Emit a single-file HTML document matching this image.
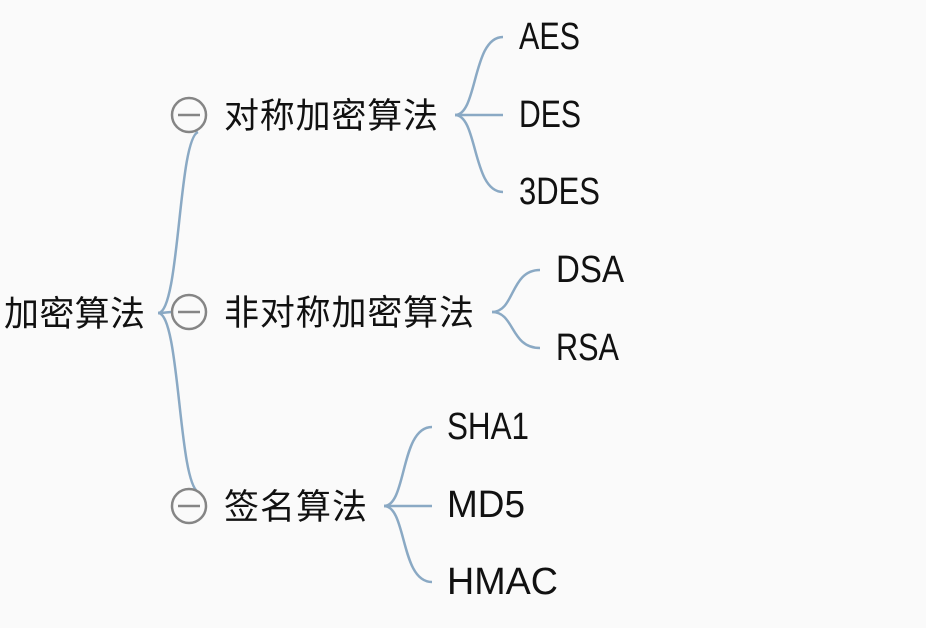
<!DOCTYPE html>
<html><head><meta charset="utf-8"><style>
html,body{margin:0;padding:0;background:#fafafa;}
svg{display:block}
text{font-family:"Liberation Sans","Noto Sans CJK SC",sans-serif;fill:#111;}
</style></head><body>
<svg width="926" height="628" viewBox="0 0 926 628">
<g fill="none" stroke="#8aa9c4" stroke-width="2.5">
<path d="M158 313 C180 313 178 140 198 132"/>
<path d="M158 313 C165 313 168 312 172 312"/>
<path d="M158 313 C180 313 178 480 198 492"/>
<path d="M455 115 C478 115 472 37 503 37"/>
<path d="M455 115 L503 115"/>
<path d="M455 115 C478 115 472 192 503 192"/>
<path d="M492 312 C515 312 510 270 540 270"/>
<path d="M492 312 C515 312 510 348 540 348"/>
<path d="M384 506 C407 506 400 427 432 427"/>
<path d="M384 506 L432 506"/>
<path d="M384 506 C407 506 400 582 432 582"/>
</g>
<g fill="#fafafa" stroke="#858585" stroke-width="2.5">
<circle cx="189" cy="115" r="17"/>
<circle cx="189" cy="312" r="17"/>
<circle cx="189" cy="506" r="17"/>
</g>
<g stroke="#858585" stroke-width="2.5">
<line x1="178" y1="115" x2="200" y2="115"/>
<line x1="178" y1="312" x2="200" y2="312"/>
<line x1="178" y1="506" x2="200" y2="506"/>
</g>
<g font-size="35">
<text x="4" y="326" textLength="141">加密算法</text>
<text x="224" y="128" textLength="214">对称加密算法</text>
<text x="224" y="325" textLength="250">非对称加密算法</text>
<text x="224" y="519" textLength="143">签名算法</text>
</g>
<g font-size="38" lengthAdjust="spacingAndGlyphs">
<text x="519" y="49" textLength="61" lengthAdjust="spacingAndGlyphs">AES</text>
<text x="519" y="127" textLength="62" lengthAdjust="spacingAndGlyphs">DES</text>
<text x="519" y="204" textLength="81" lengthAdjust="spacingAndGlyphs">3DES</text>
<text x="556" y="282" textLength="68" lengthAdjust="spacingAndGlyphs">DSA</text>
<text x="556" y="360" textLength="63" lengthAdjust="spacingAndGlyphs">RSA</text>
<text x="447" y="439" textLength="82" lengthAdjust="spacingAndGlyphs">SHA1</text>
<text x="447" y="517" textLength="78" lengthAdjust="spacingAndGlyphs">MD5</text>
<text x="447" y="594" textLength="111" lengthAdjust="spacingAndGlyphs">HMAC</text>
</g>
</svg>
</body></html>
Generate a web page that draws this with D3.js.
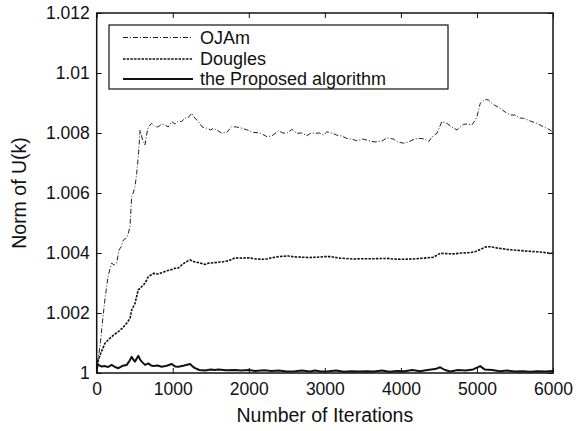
++++++++
— Written request —
Without including any pictures, please restate all the records exactly.

— Result of this exercise —
Emit a single-file HTML document matching this image.
<!DOCTYPE html>
<html><head><meta charset="utf-8"><style>
html,body{margin:0;padding:0;background:#fafafa;}
svg{display:block}
text{font-family:"Liberation Sans","Noto Sans CJK SC",sans-serif;fill:#111;}
</style></head><body>
<svg width="926" height="628" viewBox="0 0 926 628">
<g fill="none" stroke="#8aa9c4" stroke-width="2.5">
<path d="M158 313 C180 313 178 140 198 132"/>
<path d="M158 313 C165 313 168 312 172 312"/>
<path d="M158 313 C180 313 178 480 198 492"/>
<path d="M455 115 C478 115 472 37 503 37"/>
<path d="M455 115 L503 115"/>
<path d="M455 115 C478 115 472 192 503 192"/>
<path d="M492 312 C515 312 510 270 540 270"/>
<path d="M492 312 C515 312 510 348 540 348"/>
<path d="M384 506 C407 506 400 427 432 427"/>
<path d="M384 506 L432 506"/>
<path d="M384 506 C407 506 400 582 432 582"/>
</g>
<g fill="#fafafa" stroke="#858585" stroke-width="2.5">
<circle cx="189" cy="115" r="17"/>
<circle cx="189" cy="312" r="17"/>
<circle cx="189" cy="506" r="17"/>
</g>
<g stroke="#858585" stroke-width="2.5">
<line x1="178" y1="115" x2="200" y2="115"/>
<line x1="178" y1="312" x2="200" y2="312"/>
<line x1="178" y1="506" x2="200" y2="506"/>
</g>
<g font-size="35">
<text x="4" y="326" textLength="141">加密算法</text>
<text x="224" y="128" textLength="214">对称加密算法</text>
<text x="224" y="325" textLength="250">非对称加密算法</text>
<text x="224" y="519" textLength="143">签名算法</text>
</g>
<g font-size="38" lengthAdjust="spacingAndGlyphs">
<text x="519" y="49" textLength="61" lengthAdjust="spacingAndGlyphs">AES</text>
<text x="519" y="127" textLength="62" lengthAdjust="spacingAndGlyphs">DES</text>
<text x="519" y="204" textLength="81" lengthAdjust="spacingAndGlyphs">3DES</text>
<text x="556" y="282" textLength="68" lengthAdjust="spacingAndGlyphs">DSA</text>
<text x="556" y="360" textLength="63" lengthAdjust="spacingAndGlyphs">RSA</text>
<text x="447" y="439" textLength="82" lengthAdjust="spacingAndGlyphs">SHA1</text>
<text x="447" y="517" textLength="78" lengthAdjust="spacingAndGlyphs">MD5</text>
<text x="447" y="594" textLength="111" lengthAdjust="spacingAndGlyphs">HMAC</text>
</g>
</svg>
</body></html>
Generate a web page that draws this with D3.js.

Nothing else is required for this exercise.